11 SODIUM Na (Latin: Natrium)
Sodium is a soft, bright, silvery, highly reactive alkali metal which tarnishes quickly if exposed to air and reacts violently with water, producing hydrogen gas and sodium hydroxide, NaOH, a powerful alkali and bleach. Sodium burns in air with a brilliant white flame. It is just lighter than water and can be cut with a knife. Sodium is used in some nuclear power stations as the coolant, because when molten, at a temperature above 98 Celsius, it can transport more heat than water, but it can explode if water is allowed to get in contact with it, as happened in decommissioning a French nuclear reactor in 1994. When alloyed with potassium to form NaK, its melting point decreases below that of either element alone such that it is molten at room temperature, and is used as a coolant. Sodium is kept under oil. It is also proposed for use as the electrochemical fuel in sodium sulphur batteries, which can store more electrical energy than can lead acid accumulators, but again only works when the sodium is in its molten state. Sodium is used in street lamps where its intense yellow D-line emission is obvious.

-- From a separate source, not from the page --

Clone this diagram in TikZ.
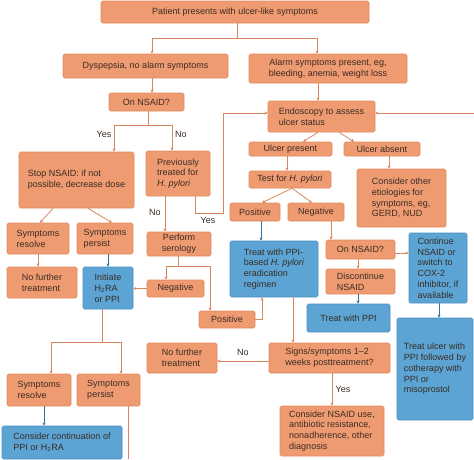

Sodium forms ionic-bonded crystals with the halogens, for instance, sodium chloride, NaCl, also known as common salt which is essential for human life. Sodium, along with potassium, is used by nerve cells in the conduction of nerve impulses. Sodium deficiency causes muscular spasms or cramp. Excess salt contributes to high blood pressure and can be lethal, for instance, when only sea water can be drunk.
Salt crystallizes in the cubic system and is famous for the stepped hopper shape of its crystal form. Salt is found dissolved in the seawater and in huge underground evaporite deposits in Cheshire, which was once covered by shallow sea waters when England was on the equator. Sodium is the most abundant metal ion dissolved in sea water. Evaporite deposits of sodium carbonate, sodium sulphate and sodium borate are also known.
Sodium forms many other salts with acids. Sodium silicate, water glass, was once used for preserving eggs. Sodium chlorate, NaClO3, is deliquescent and used as a weed killer and as an oxidant, but is rather unstable when dry and can explode, as happened in Salford when it was stored in large oil drums. Sodium perchlorate, NaClO4, is more stable than the chlorate, and is used as the oxidant in some fireworks. Sodium nitrate, NaNO3, is called Chile saltpetre. Sodium hydroxide, NaOH, or caustic soda is used extensively. Sodium thiosulphate, hypo, Na2S2O3·5H2O is used in photographic development. Borax, Na2B4O5·10H2O, is used as a flux in welding, an ant poison, and medicinally. Sodium forms many other important compounds like sodium sulphate, NaSO4, sodium carbonate, Na2CO3 or soda ash; sodium bicarbonate or baking soda, NaHCO3, is used to raise cakes. Rochelle salt is sodium potassium tartrate, and exhibits piezoelectric properties and was used as a bimorph in early gramophone pickup cartridges, microphones and tweeters, but it has a low Curie point of only 23 Celsius, above which it temporarily loses these properties, and has now been superseded by barium titanate. Sodium cyanide, NaCN; sodium peroxide, NaO2, sodamide, NaNH2; and sodium hydride, NaH are also important compounds. Sodium is used in the manufacture of glass, (sodium silicate), and (sodium) borosilicate glass. Sodium is a powerful reducing agent used in the extraction of titanium and zirconium, and in the synthesis of tetraethyl lead.
Many silicate minerals contain sodium, including plagioclase feldspars, (Na,Cl)(Al,Si)4O8. Because most compounds of sodium are soluble in water, it is easily weathered out finding its way into sea-water. Sodium has in the past been extracted from soda nitre; cryolite, sodium aluminium fluoride, Na3AlF6; amphibole; zeolite; and sodalite, sodium aluminium silicate chloride, Na4Al3(SiO4)3Cl, but is now obtained by the electrolysis of dry fused sodium chloride, itself got from the sea. This process is much cheaper than electrolysing sodium hydroxide as was done previously.
Sodium comprises just one stable isotope, sodium-23. In addition, 11 radioactive isotopes are known, ranging from Na-20 to Na-35.